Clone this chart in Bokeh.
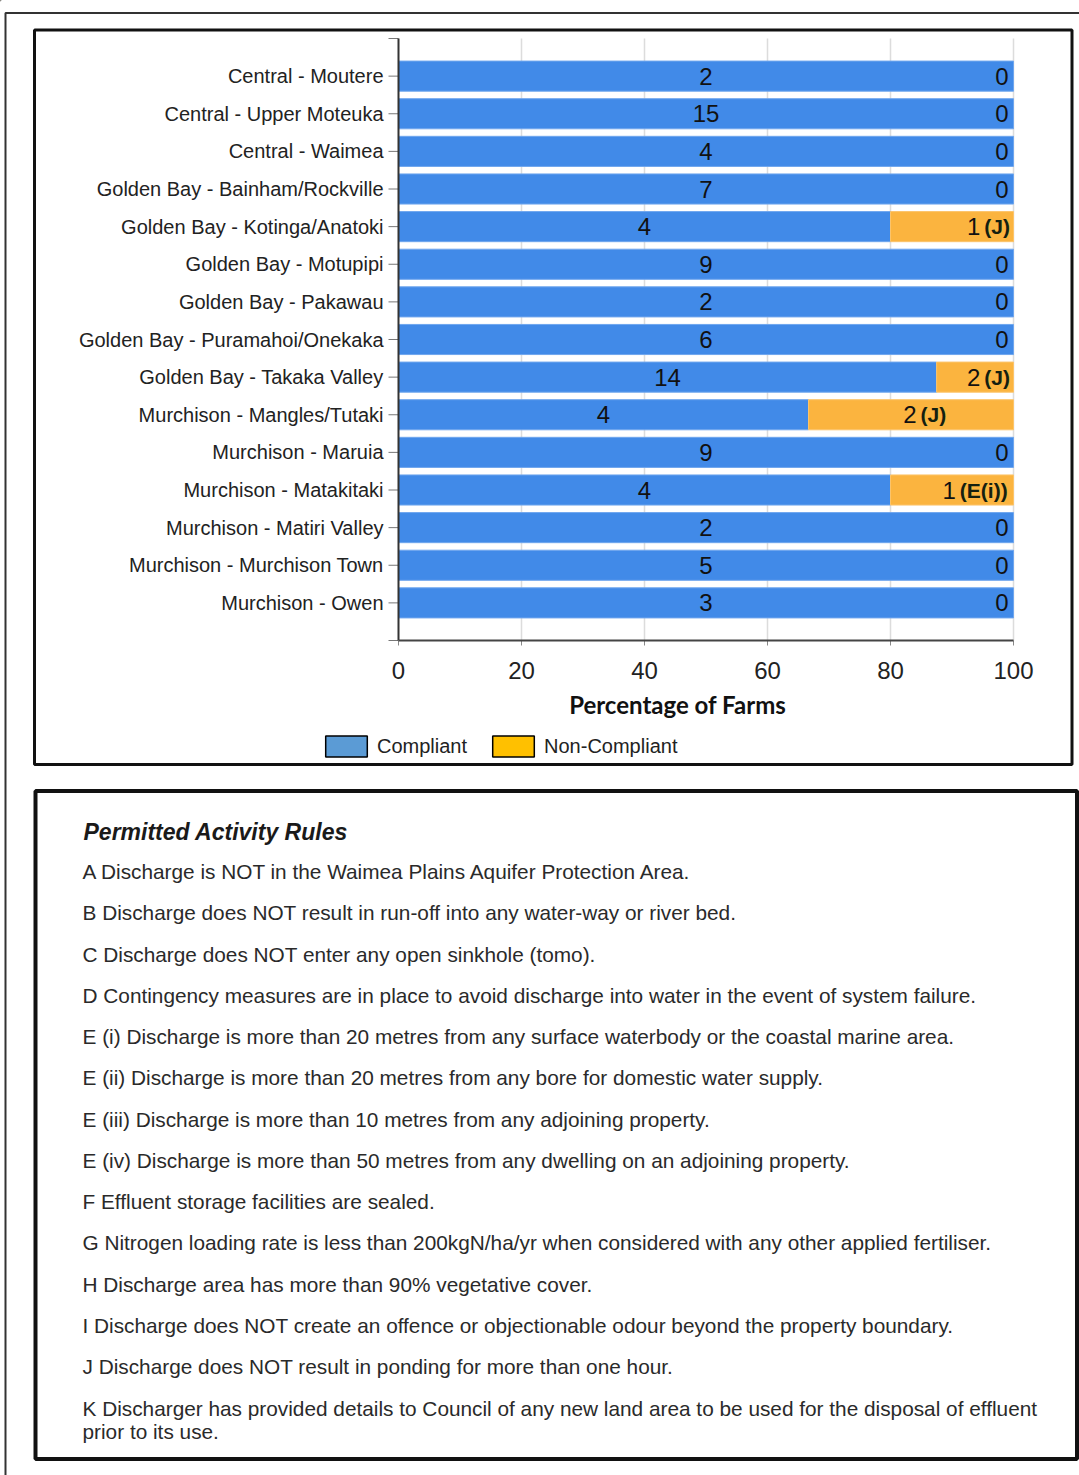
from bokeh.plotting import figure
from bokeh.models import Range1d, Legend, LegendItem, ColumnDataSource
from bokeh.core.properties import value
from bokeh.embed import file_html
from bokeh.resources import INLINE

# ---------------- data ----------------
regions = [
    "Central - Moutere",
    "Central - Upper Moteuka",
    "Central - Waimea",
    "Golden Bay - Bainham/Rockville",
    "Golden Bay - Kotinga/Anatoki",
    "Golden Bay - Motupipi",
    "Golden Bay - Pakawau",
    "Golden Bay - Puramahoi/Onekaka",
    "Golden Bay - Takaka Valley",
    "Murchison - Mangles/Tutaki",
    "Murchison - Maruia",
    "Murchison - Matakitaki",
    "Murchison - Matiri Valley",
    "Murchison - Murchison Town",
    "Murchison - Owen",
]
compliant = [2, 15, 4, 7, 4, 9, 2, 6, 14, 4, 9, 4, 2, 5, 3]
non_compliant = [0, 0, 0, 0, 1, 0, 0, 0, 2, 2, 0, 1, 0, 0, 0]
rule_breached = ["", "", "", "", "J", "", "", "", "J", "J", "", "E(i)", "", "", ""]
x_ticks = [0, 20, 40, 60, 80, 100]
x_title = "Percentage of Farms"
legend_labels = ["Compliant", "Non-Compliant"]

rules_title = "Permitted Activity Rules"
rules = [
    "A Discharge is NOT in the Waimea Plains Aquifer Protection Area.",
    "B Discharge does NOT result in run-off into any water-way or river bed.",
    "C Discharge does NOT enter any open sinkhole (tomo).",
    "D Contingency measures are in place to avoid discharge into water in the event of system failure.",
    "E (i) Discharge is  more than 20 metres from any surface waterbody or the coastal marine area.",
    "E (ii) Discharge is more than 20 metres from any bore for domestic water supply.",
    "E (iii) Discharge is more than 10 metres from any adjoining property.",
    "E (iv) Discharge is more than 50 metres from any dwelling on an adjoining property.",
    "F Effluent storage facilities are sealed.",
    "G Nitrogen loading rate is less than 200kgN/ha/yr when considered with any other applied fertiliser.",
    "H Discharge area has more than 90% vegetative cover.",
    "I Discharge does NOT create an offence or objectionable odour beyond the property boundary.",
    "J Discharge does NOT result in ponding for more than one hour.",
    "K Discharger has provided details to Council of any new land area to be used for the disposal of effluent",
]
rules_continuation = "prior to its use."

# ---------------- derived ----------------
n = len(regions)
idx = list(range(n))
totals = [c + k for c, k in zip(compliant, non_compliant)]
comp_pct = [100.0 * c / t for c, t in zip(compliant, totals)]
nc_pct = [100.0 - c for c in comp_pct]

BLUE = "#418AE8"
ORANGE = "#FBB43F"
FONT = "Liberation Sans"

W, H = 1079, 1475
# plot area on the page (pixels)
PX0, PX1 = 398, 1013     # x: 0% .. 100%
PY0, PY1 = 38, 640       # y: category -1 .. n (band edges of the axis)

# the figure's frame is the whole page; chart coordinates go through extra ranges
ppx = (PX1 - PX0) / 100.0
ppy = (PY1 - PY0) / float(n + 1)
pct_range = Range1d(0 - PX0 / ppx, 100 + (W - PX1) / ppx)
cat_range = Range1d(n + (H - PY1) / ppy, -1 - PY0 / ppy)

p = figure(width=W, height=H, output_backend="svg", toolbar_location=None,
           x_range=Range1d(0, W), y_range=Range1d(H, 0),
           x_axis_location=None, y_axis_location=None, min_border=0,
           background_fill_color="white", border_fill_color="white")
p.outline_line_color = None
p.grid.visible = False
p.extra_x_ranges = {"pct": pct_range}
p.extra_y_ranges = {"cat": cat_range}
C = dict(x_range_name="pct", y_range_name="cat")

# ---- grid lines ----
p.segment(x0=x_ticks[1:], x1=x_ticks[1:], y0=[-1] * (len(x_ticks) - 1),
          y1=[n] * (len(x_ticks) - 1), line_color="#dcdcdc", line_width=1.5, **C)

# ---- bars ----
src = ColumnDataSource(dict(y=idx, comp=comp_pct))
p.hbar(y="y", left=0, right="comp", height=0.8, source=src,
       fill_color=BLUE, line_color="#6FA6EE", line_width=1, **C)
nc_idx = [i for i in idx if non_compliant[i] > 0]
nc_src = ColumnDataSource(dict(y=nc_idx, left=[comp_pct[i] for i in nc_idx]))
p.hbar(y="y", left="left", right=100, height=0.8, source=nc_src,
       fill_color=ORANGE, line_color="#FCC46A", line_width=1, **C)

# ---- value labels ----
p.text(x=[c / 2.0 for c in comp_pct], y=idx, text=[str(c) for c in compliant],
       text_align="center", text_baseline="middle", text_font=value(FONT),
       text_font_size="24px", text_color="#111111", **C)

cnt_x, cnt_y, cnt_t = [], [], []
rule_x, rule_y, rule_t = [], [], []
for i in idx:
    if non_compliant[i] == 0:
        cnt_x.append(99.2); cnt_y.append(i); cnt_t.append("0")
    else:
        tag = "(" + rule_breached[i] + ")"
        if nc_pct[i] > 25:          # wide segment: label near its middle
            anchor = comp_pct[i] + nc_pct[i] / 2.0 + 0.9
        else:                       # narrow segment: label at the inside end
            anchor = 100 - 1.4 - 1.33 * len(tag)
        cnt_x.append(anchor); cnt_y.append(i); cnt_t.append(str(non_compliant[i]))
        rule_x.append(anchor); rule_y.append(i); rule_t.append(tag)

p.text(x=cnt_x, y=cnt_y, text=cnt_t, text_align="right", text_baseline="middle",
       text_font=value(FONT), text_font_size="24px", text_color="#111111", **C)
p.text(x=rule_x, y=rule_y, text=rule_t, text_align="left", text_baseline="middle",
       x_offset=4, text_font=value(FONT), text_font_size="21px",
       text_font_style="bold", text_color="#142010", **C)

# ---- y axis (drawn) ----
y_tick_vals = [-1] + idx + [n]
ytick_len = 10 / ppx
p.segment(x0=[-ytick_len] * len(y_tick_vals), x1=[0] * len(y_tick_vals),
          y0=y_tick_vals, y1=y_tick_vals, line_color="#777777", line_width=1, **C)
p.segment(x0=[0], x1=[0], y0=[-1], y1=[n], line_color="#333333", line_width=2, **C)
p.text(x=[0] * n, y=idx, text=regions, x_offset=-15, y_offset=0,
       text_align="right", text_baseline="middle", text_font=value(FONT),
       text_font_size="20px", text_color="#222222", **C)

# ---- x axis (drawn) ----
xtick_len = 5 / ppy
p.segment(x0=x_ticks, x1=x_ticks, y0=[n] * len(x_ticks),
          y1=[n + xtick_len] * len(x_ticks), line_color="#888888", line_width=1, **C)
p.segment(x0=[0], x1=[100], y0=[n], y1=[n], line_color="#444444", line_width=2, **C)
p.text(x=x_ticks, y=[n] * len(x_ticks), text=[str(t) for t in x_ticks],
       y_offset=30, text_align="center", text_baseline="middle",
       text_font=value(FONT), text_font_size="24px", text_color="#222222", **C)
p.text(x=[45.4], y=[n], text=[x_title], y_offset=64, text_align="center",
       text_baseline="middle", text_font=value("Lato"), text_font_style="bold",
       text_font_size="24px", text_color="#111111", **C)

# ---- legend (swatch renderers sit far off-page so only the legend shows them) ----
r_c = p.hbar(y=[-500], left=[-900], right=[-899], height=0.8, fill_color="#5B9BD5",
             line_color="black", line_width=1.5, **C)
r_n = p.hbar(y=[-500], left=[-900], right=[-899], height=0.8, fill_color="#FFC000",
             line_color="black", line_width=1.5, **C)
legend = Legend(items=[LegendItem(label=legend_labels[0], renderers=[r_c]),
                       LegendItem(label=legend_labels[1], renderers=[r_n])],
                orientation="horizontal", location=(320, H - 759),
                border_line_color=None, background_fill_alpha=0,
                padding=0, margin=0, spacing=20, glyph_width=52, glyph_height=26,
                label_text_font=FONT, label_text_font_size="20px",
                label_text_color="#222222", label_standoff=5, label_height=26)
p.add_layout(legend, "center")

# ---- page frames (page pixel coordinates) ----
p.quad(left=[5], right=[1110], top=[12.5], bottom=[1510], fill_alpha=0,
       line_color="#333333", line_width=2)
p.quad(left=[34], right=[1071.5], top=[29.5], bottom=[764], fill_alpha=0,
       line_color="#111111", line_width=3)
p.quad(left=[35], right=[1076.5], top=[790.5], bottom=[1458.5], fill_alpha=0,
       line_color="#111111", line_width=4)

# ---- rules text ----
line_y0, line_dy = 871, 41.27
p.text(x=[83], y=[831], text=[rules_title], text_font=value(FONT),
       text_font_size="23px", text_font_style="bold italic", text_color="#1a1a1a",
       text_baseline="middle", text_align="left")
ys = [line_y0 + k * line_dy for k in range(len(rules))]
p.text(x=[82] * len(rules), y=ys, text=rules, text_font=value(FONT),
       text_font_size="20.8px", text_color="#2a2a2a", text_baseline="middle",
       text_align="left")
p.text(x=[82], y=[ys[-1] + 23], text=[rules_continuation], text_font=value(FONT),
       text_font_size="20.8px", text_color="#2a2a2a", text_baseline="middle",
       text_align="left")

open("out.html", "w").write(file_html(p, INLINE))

Task to complete
Extract every line above that contains the word "chart".

Correct result
Clone this chart in Bokeh.
# the figure's frame is the whole page; chart coordinates go through extra ranges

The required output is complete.